TÜRKİYE

Geçinemeyen emekliler gece mesaisinde: “Mecburuz”

Emeklilik maaşlarının yetersizliği, bakım yükleri ve artan giderler, emeklileri ağır ve riskli koşullarda çalışmaya itiyor.

Türkiye’de emeklilik maaşlarının yetersizliği, yaşam maliyetlerindeki artış ve bakım yükleri, yaşlı nüfusu giderek daha ağır ve riskli koşullarda çalışmaya zorluyor. Banka emeklisi Umut Gözcü ile öğretmen emeklisi Mehmet Demir’in hikâyeleri, bu geniş ölçekli tablonun somut yüzleri.

“Yetmiş bin lira eve giriyor ama yine geçinemiyorum. Altmış dokuz yaşındayım, hâlâ gece nöbetindeyim. Bu yaştan sonra kim çalışmak ister ki? Mecburiyetten çalışıyoruz.”

69 yaşındaki Umut Gözcü, 2003’te bankadan emekli olduğunda huzurlu bir dinlenme dönemi hayal etmişti. Ancak bugün hâlâ İstanbul Bebek’te bir evde gece güvenlik görevlisi olarak çalışıyor. “12 saat değil, çoğu gün daha fazla ayaktayım” diyerek mevcut koşullarını özetliyor.

Gözcü’nün sözleri, emeklilerin neden giderek yeniden iş aramak zorunda kaldığını anlatıyor. Gıda fiyatlarından faturalara kadar temel giderlerin nasıl arttığını sıralarken “Bir kahvaltılık bile lüks oldu” diyor. Emekli maaşı ve işten kazandığı gelir toplamda 70 bin lirayı bulsa da dört kişilik evini döndürmeye yetmediğini belirtiyor.

Benzer bir tablo, 70 yaşındaki emekli öğretmen Mehmet Demir’in yaşamında da görülüyor. 2021’de emekli olduktan kısa süre sonra borçlar, sağlık giderleri ve aile içi yükümlülükler nedeniyle tekrar çalışma hayatına dönmek zorunda kaldı. Altı aydır bir firmanın gece bekçiliğini yapıyor. Emekli maaşı ortalamanın üzerinde olsa da ay sonunu getiremediğini ifade ediyor.

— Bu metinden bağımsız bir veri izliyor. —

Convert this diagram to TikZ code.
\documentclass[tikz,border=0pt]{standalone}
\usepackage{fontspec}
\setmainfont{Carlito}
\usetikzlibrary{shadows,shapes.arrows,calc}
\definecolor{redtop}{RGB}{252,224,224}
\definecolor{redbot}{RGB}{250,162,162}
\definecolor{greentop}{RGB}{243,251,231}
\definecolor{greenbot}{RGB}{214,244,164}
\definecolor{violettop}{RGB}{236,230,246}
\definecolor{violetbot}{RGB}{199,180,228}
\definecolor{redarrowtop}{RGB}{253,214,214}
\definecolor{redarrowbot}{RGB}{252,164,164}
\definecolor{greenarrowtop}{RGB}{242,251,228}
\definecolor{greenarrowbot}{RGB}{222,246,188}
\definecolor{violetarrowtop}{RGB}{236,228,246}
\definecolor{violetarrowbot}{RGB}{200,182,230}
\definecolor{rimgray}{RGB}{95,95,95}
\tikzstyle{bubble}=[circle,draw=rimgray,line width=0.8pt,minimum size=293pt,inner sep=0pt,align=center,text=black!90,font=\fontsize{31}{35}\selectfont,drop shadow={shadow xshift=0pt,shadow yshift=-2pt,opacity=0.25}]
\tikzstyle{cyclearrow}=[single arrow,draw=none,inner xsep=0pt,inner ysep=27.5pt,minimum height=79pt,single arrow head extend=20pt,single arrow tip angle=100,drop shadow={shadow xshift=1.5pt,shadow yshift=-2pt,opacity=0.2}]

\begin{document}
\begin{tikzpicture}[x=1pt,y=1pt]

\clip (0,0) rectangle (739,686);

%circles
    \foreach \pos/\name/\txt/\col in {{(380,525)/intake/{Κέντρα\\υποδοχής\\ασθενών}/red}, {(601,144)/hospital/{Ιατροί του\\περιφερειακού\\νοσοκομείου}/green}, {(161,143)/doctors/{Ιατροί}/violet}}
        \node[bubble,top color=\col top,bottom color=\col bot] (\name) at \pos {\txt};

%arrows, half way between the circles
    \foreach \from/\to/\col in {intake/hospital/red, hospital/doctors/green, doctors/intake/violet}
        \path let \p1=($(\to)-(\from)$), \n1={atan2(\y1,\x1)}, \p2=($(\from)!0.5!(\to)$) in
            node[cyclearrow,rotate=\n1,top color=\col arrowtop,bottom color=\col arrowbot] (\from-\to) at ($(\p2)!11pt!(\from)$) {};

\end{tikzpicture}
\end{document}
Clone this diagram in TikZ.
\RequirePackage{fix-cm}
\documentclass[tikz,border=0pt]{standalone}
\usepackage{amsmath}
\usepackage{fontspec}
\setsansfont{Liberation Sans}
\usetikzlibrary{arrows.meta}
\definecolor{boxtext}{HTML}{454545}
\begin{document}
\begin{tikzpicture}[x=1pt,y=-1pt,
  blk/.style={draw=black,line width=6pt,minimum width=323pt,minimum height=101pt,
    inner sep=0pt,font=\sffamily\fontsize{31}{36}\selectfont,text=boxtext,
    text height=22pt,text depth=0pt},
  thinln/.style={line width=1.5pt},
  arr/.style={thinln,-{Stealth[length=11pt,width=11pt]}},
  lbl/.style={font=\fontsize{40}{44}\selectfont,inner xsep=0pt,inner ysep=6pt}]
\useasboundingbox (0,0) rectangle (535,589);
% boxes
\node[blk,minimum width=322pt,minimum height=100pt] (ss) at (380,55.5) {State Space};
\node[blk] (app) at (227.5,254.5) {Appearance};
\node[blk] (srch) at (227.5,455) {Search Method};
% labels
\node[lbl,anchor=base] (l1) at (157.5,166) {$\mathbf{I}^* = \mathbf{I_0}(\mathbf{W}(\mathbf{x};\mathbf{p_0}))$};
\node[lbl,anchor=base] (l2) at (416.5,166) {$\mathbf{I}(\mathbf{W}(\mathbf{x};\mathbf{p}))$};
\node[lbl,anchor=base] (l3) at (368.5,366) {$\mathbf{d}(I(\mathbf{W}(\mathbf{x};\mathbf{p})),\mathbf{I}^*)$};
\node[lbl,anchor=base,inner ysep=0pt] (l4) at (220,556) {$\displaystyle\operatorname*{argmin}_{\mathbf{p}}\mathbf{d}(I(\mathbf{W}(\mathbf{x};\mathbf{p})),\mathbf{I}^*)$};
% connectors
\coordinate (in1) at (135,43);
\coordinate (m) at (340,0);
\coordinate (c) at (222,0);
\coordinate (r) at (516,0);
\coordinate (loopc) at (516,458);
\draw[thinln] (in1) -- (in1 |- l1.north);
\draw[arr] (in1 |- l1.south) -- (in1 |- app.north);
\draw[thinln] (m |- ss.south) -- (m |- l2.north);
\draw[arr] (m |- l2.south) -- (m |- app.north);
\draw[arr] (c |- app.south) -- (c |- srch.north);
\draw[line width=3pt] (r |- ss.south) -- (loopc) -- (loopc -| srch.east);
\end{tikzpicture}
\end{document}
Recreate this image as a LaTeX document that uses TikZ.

Her iki hikâye, Türkiye’de emeklilik sisteminin geniş kesimler için neden bir “geri dönüş” sürecine dönüştüğünü ortaya koyuyor.

TÜİK’e göre 65 yaş üstü her 100 kişiden yaklaşık 12’si çalışmaya devam ediyor; SGK’nın 2024 verileri ise 2,1 milyon emeklinin yeniden işgücüne döndüğünü gösteriyor. Yoksulluk oranlarının yüksekliği, yaşlıların ağır işlerde çalışma riskini artırıyor. İSİG raporları, 65 yaş üstü işçiler arasında iş cinayetlerinin tehlikeli boyutlara ulaştığını ortaya koyuyor.

Gözcü’nün sözleri tabloyu tamamlıyor:

“Yıllarca prim ödedim. Bu maaş babalarının sadakası değil. Emeklilik böyle olmamalıydı.”